Consider the environment you’re shooting in and watch for unwanted shadows on the face. If your talent is standing directly underneath overhead office lighting, either shut the lights off or move the subject out from under the light. This will help to avoid the dreaded “raccoon eyes.”
If you’re using video lights, make sure your lights are placed just in front of the camera and slightly above the talent’s eyeline for the best results.
First things first – avoid bright colours, like orange and red. These colours will reflect back onto you and will affect your skin tone, too!
We tend to use muted tones – black or grey as our background. Add this with good lighting and your video content will look professional.
If you’re not shooting in front of a backdrop, make sure your background isn’t too distracting. If you cannot avoid distractions – maybe you’re creating a video in the office etc. you can also use a lower aperture on your lens, to blur the background slightly and keep you in focus.

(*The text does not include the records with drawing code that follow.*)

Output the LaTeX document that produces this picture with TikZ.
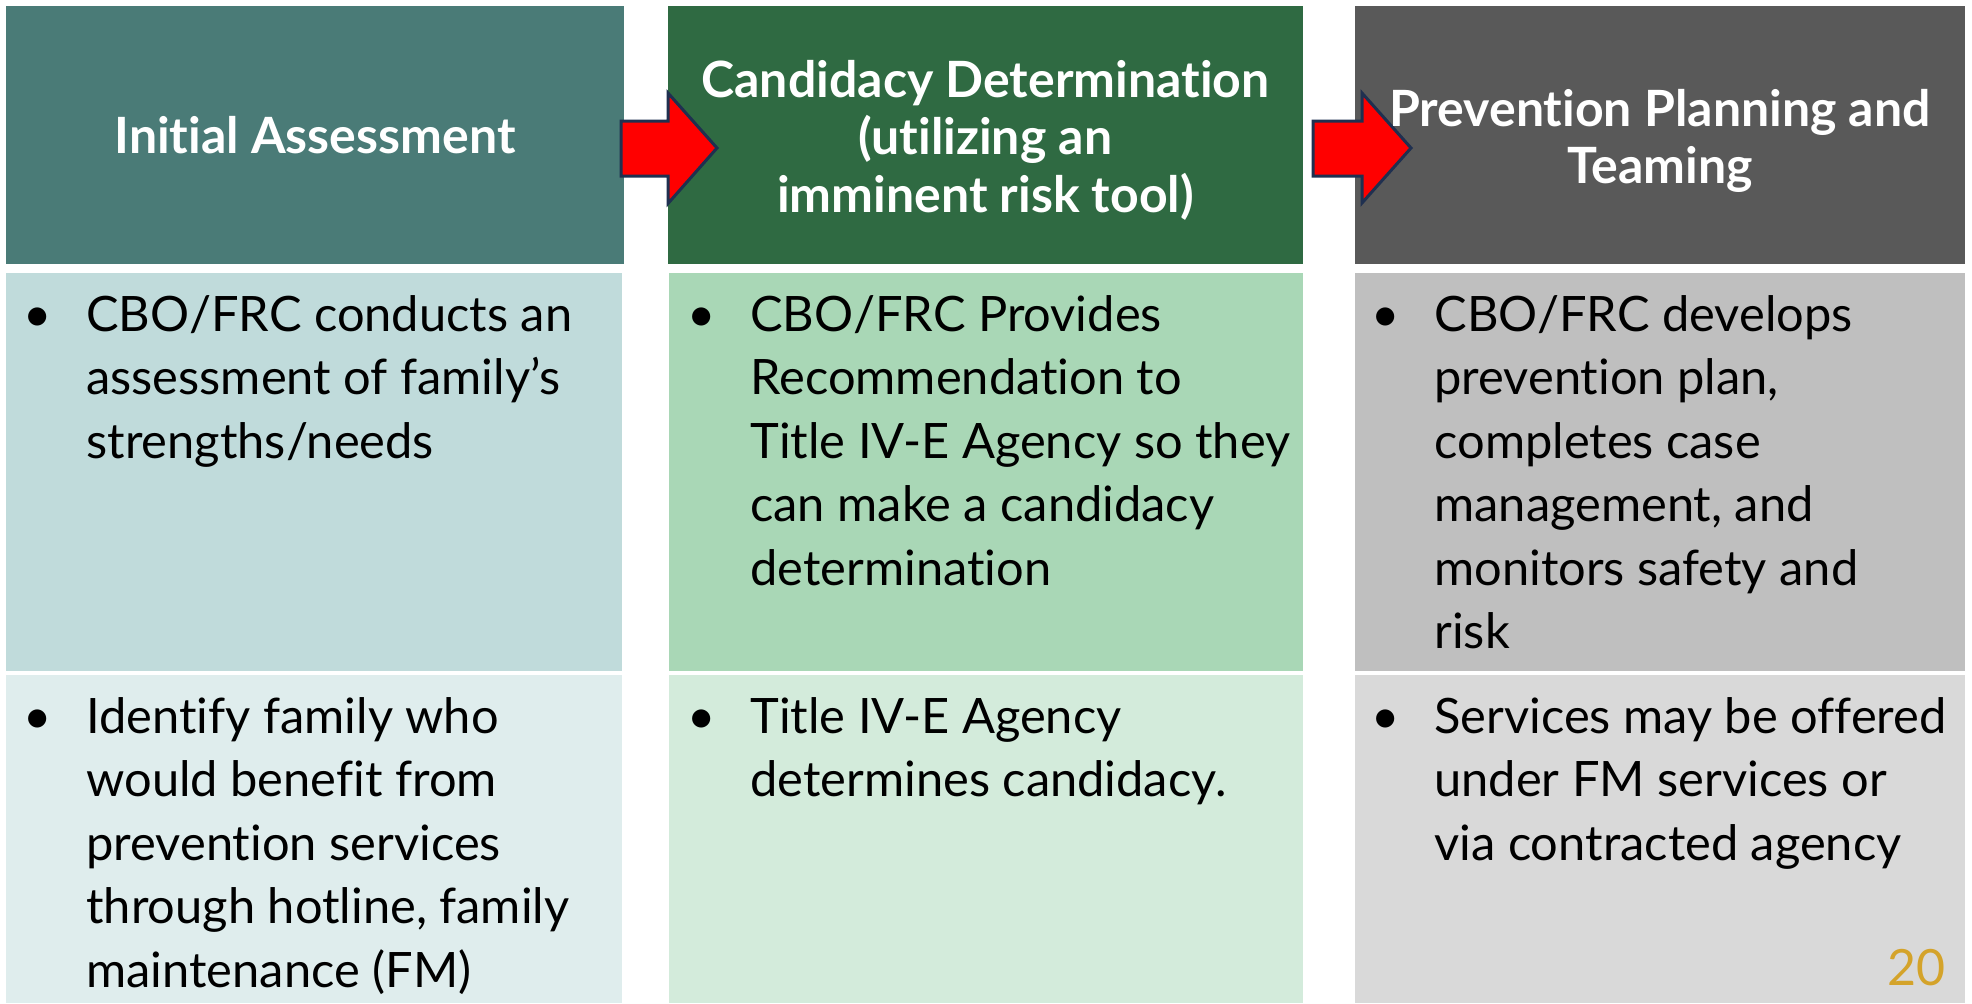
\documentclass[tikz,border=0pt]{standalone}
\usepackage{fontspec}
\setmainfont{Lato}[Ligatures=NoCommon]
\definecolor{tealH}{HTML}{4A7B77}
\definecolor{greenH}{HTML}{2F6A42}
\definecolor{grayH}{HTML}{595959}
\definecolor{tealA}{HTML}{C0DBDB}
\definecolor{greenA}{HTML}{A9D7B6}
\definecolor{grayA}{HTML}{BFBFBF}
\definecolor{tealB}{HTML}{DFEDED}
\definecolor{greenB}{HTML}{D3EBDB}
\definecolor{grayB}{HTML}{D9D9D9}
\definecolor{navy}{HTML}{1F3050}
\definecolor{gold}{HTML}{D4A32A}
\newcommand{\bul}{\leavevmode\llap{•\hspace{17.5pt}}}
\begin{document}
\begin{tikzpicture}[x=0.5pt,y=-0.5pt,
  hdrtxt/.style={inner sep=0, text=white, font=\fontsize{25pt}{28.75pt}\selectfont\bfseries},
  bodytxt/.style={inner sep=0, text=black, font=\fontsize{24.4pt}{31.75pt}\selectfont},
  blockarrow/.style={fill=red, draw=navy, line width=1.5pt, line join=miter}]
\useasboundingbox (0,0) rectangle (1972,1003);
\fill[white] (0,0) rectangle (1972,1003);
% header row
\fill[tealH]  (6,6)    rectangle (624,264);
\fill[greenH] (668,6)  rectangle (1303,264);
\fill[grayH]  (1355,6) rectangle (1965,264);
% row 1
\fill[tealA]  (6,273)    rectangle (622,671);
\fill[greenA] (669,273)  rectangle (1303,671);
\fill[grayA]  (1355,273) rectangle (1965,671);
% row 2
\fill[tealB]  (6,675)    rectangle (622,1003);
\fill[greenB] (669,675)  rectangle (1303,1003);
\fill[grayB]  (1355,675) rectangle (1965,1003);
% arrows
\coordinate (a1) at (621,121);
\coordinate (a2) at (1313,121);
\draw[blockarrow] (a1) -- ++(47,0) -- ++(0,-28) -- ++(49,55) -- ++(-49,55.5) -- ++(0,-27.5) -- ++(-47,0) -- cycle;
\draw[blockarrow] (a2) -- ++(49,0) -- ++(0,-28) -- ++(49,55) -- ++(-49,55) -- ++(0,-27) -- ++(-49,0) -- cycle;
% header texts
\node[hdrtxt, anchor=base] (t1) at (315,153) {\parbox[t]{300pt}{\centering Initial Assessment}};
\node[hdrtxt, anchor=base] (t2) at (985.5,97) {\parbox[t]{310pt}{\centering Candidacy Determination\\(utilizing an\\imminent risk tool)}};
\node[hdrtxt, anchor=base] (t3) at (1660,126) {\parbox[t]{300pt}{\centering Prevention Planning and\\Teaming}};
% body texts row 1
\node[bodytxt, anchor=base west] (b11) at (86,331) {\parbox[t]{300pt}{\raggedright\bul CBO/FRC conducts an\\assessment of family’s\\strengths/needs}};
\node[bodytxt, anchor=base west] (b12) at (750,331) {\parbox[t]{300pt}{\raggedright\bul CBO/FRC Provides\\Recommendation to\\Title IV-E Agency so they\\can make a candidacy\\determination}};
\node[bodytxt, anchor=base west] (b13) at (1434,331) {\parbox[t]{300pt}{\raggedright\bul CBO/FRC develops\\prevention plan,\\completes case\\management, and\\monitors safety and\\risk}};
% body texts row 2
\node[bodytxt, anchor=base west] (b21) at (86,733) {\parbox[t]{300pt}{\raggedright\bul Identify family who\\would benefit from\\prevention services\\through hotline, family\\maintenance (FM)}};
\node[bodytxt, anchor=base west] (b22) at (750,733) {\parbox[t]{300pt}{\raggedright\bul Title IV-E Agency\\determines candidacy.}};
\node[bodytxt, anchor=base west] (b23) at (1434,733) {\parbox[t]{300pt}{\raggedright\bul Services may be offered\\under FM services or\\via contracted agency}};
% page number
\node[inner sep=0, anchor=base east, text=gold, font=\fontsize{25pt}{25pt}\selectfont] (pg) at (1946,985) {20};
\end{tikzpicture}
\end{document}
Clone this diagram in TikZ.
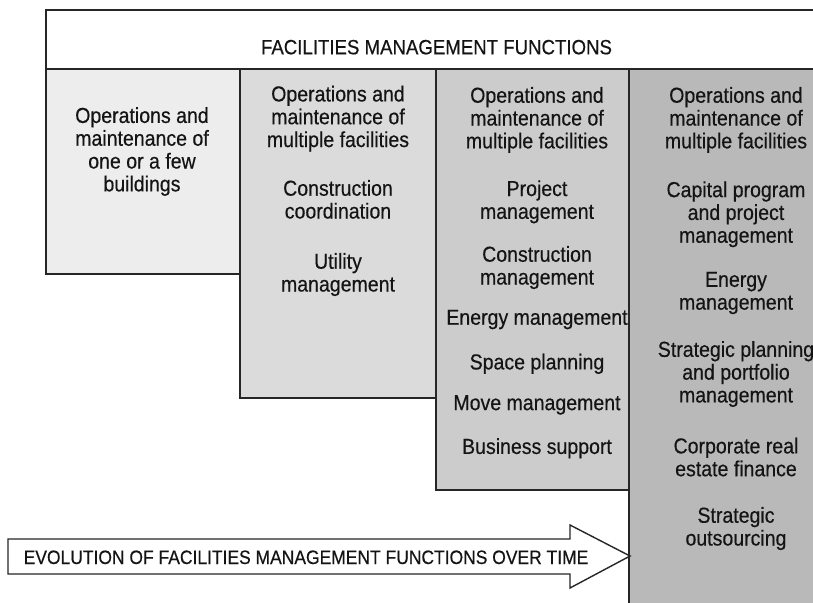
\documentclass[tikz,border=0pt]{standalone}
\usepackage{fontspec}
\setmainfont{Liberation Sans}[FakeStretch=0.9, FakeBold=0.4]
\definecolor{colA}{gray}{0.93}
\definecolor{colB}{gray}{0.86}
\definecolor{colC}{gray}{0.80}
\definecolor{colD}{gray}{0.725}
\definecolor{ink}{gray}{0.15}
\definecolor{textink}{gray}{0.08}
\begin{document}
\begin{tikzpicture}[x=1pt,y=-1pt,
  box/.style={draw=ink, line width=1.6pt},
  txt/.style={font=\fontsize{21.7}{22.8}\selectfont, align=center, inner sep=0pt, anchor=north, text=textink},
  title/.style={font=\fontsize{20.7}{23}\selectfont, inner sep=0pt, anchor=base, text=textink},
  arrowtxt/.style={font=\fontsize{19.4}{22}\selectfont, inner sep=0pt, anchor=base, text=textink}]
\useasboundingbox (0,0) rectangle (813,602);
\clip (0,0) rectangle (813,602);
\fill[white] (0,0) rectangle (813,602);
% header
\draw[box, fill=white] (46,10) rectangle (860,69);
\node[title] (hdr) at (436.5,54.3) {FACILITIES MANAGEMENT FUNCTIONS};
% columns
\draw[box, fill=colA] (46,69) rectangle (240,274);
\draw[box, fill=colB] (240,69) rectangle (436,398);
\draw[box, fill=colC] (436,69) rectangle (629,490);
\draw[box, fill=colD] (629,69) rectangle (860,640);
% column 1
\node[txt] (c1a) at (142,107) {Operations and\\maintenance of\\one or a few\\buildings};
% column 2
\node[txt] (c2a) at (338,85.5) {Operations and\\maintenance of\\multiple facilities};
\node[txt] (c2b) at (338,179.8) {Construction\\coordination};
\node[txt] (c2c) at (338,252.8) {Utility\\management};
% column 3
\node[txt] (c3a) at (537,86.8) {Operations and\\maintenance of\\multiple facilities};
\node[txt] (c3b) at (537,180.1) {Project\\management};
\node[txt] (c3c) at (537,245.8) {Construction\\management};
\node[txt] (c3d) at (537,309.6) {Energy management};
\node[txt] (c3e) at (537,353.5) {Space planning};
\node[txt] (c3f) at (537,395) {Move management};
\node[txt] (c3g) at (537,438) {Business support};
% column 4
\node[txt] (c4a) at (736,86.8) {Operations and\\maintenance of\\multiple facilities};
\node[txt] (c4b) at (736,181.2) {Capital program\\and project\\management};
\node[txt] (c4c) at (736,271.7) {Energy\\management};
\node[txt] (c4d) at (736,340.9) {Strategic planning\\and portfolio\\management};
\node[txt] (c4e) at (736,437.5) {Corporate real\\estate finance};
\node[txt] (c4f) at (736,506.8) {Strategic\\outsourcing};
% arrow
\draw[draw=ink, line width=1.4pt, fill=white, line join=miter]
  (8,539) -- (570,539) -- (570,525) -- (630,556) -- (570,588) -- (570,574) -- (8,574) -- cycle;
\node[arrowtxt] (evo) at (306,564) {EVOLUTION OF FACILITIES MANAGEMENT FUNCTIONS OVER TIME};
\end{tikzpicture}
\end{document}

For some of us, stepping in front of the camera can feel like hell. It’s not the most comfortable situation in the world – but confidence is key!
Take those hands out of your pockets, stand or sit up straight, and finish each line with conviction. Also keep in mind that when you’re on camera, you’re on the whole time, so make each moment count.
Remember, you don’t need to be perfect! If you fluff a line, don’t start the whole video again. Take a breather, get yourself together and start again from the last checkpoint.
You can then edit out any of the fluff later.
I recommend shooting videos in the afternoon/midday. It’s when you will feel in your prime throughout the day. Avoid late night recordings.